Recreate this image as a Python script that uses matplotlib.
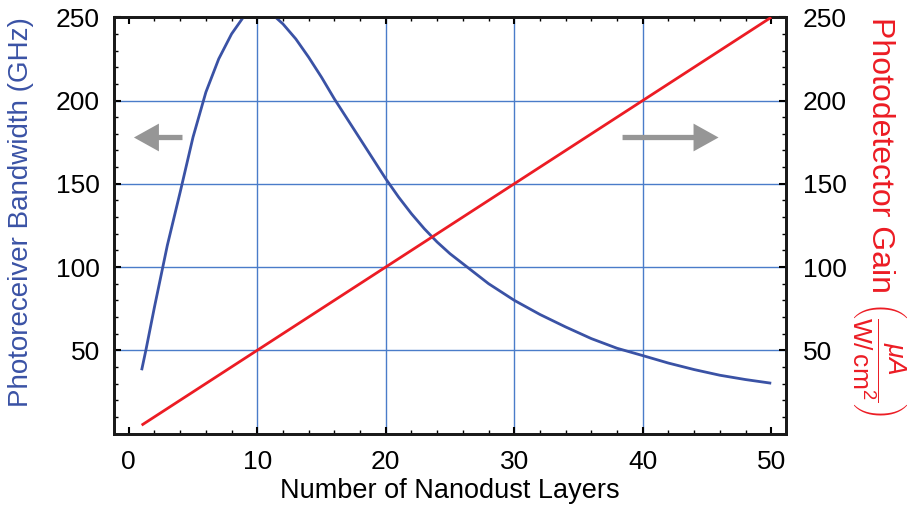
import matplotlib
matplotlib.use("Agg")
import matplotlib.pyplot as plt
from matplotlib.ticker import MultipleLocator

plt.rcParams['font.family'] = ['Liberation Sans', 'DejaVu Sans']
plt.rcParams['mathtext.fontset'] = 'custom'
plt.rcParams['mathtext.rm'] = 'Liberation Sans'
plt.rcParams['mathtext.it'] = 'Liberation Sans:italic'

# Data
layers_bw = [1, 1.33, 2, 3, 4, 5, 6, 7, 8, 9, 10, 11, 12, 13, 14, 15, 16, 17, 18,
             19, 20, 21, 22, 23, 24, 25, 26, 28, 30, 32, 34, 36, 38, 40, 42, 44,
             46, 48, 50]
bandwidth = [38, 50, 76, 113, 145, 178, 205, 225, 240, 251, 256, 253, 246, 237,
             226, 214, 201, 189, 177, 165, 153, 142, 132, 123, 115, 108, 102, 90,
             80, 71.5, 64, 57, 51.2, 46.8, 42.3, 38.4, 35, 32.4, 30.2]
layers_gain = [1, 50]
gain = [5, 250]
xticks = [0, 10, 20, 30, 40, 50]
yticks = [50, 100, 150, 200, 250]

BLUE = '#3a52a5'
RED = '#ec1c24'
GRID = '#4a7cc9'
GREY = '#969696'

fig = plt.figure(figsize=(9.1, 5.08), dpi=100)
ax = fig.add_axes([114/910, 1-433.5/508, 672/910, 416.2/508])

ax.set_xlim(-1.15, 51.15)
ax.set_ylim(0, 250)

for xv in [10, 20, 30, 40]:
    ax.axvline(xv, color=GRID, lw=1.0, zorder=0)
for yv in [50, 100, 150, 200]:
    ax.axhline(yv, color=GRID, lw=1.0, zorder=0)

ax.plot(layers_bw, bandwidth, color=BLUE, lw=2.0, zorder=3, solid_capstyle='butt')

ax2 = ax.twinx()
ax2.set_ylim(0, 250)
ax2.plot(layers_gain, gain, color=RED, lw=2.0, zorder=3, solid_capstyle='butt')

ax.set_xticks(xticks)
ax.set_yticks(yticks)
ax2.set_yticks(yticks)
ax.xaxis.set_minor_locator(MultipleLocator(2))
ax.yaxis.set_minor_locator(MultipleLocator(10))
ax2.yaxis.set_minor_locator(MultipleLocator(10))

for a in (ax, ax2):
    for s in a.spines.values():
        s.set_linewidth(2.0)
        s.set_color('#1a1a1a')
ax.tick_params(axis='x', which='major', direction='in', length=5, width=1.5,
               labelsize=19, top=True, pad=12)
ax.tick_params(axis='y', which='major', direction='in', length=5, width=1.5,
               labelsize=19, pad=10)
ax.tick_params(axis='both', which='minor', direction='in', length=3, width=1.0, top=True)
ax2.tick_params(axis='y', which='major', direction='in', length=5, width=1.5,
                labelsize=19, pad=12)
ax2.tick_params(axis='y', which='minor', direction='in', length=3, width=1.0)

ax.set_xlabel('Number of Nanodust Layers', fontsize=19.5, labelpad=3)

fig.text(21/910, 1-212.5/508, 'Photoreceiver Bandwidth (GHz)', color=BLUE,
         fontsize=20, rotation=90, ha='center', va='center')
fig.text(880/910, 1-155/508, 'Photodetector Gain', color=RED,
         fontsize=23, rotation=270, ha='center', va='center')
fig.text(879/910, 1-359/508,
         r'$\left(\dfrac{\mathit{\mu A}}{\mathrm{W/\,cm^2}}\right)$',
         color=RED, fontsize=19, rotation=270, ha='center', va='center')

arrow_kw = dict(arrowstyle='simple,head_length=0.9,head_width=1.0,tail_width=0.19',
                color=GREY, lw=0, shrinkA=0, shrinkB=0, mutation_scale=20)
ax.annotate('', xy=(0.4, 177.8), xytext=(4.18, 177.8), arrowprops=arrow_kw, zorder=4)
ax.annotate('', xy=(45.9, 177.8), xytext=(38.43, 177.8), arrowprops=arrow_kw, zorder=4)

fig.savefig('out.png', dpi=100)
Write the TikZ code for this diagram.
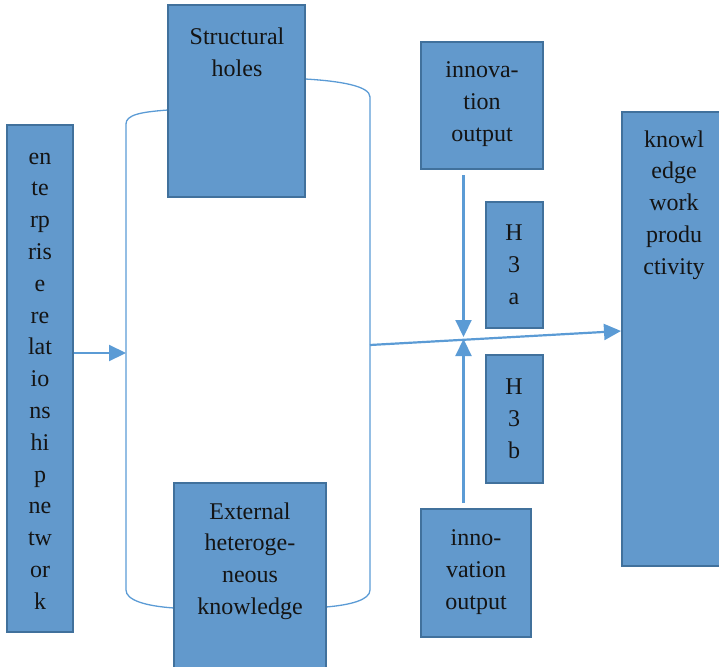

------------------------------

Take the lines above from the top of the records through the one with "from matplotlib.ticker import MultipleLocator" and repeat them exactly, without any pictures.

Recreate this image as a Python script that uses matplotlib.
import matplotlib
matplotlib.use("Agg")
import matplotlib.pyplot as plt
from matplotlib.ticker import MultipleLocator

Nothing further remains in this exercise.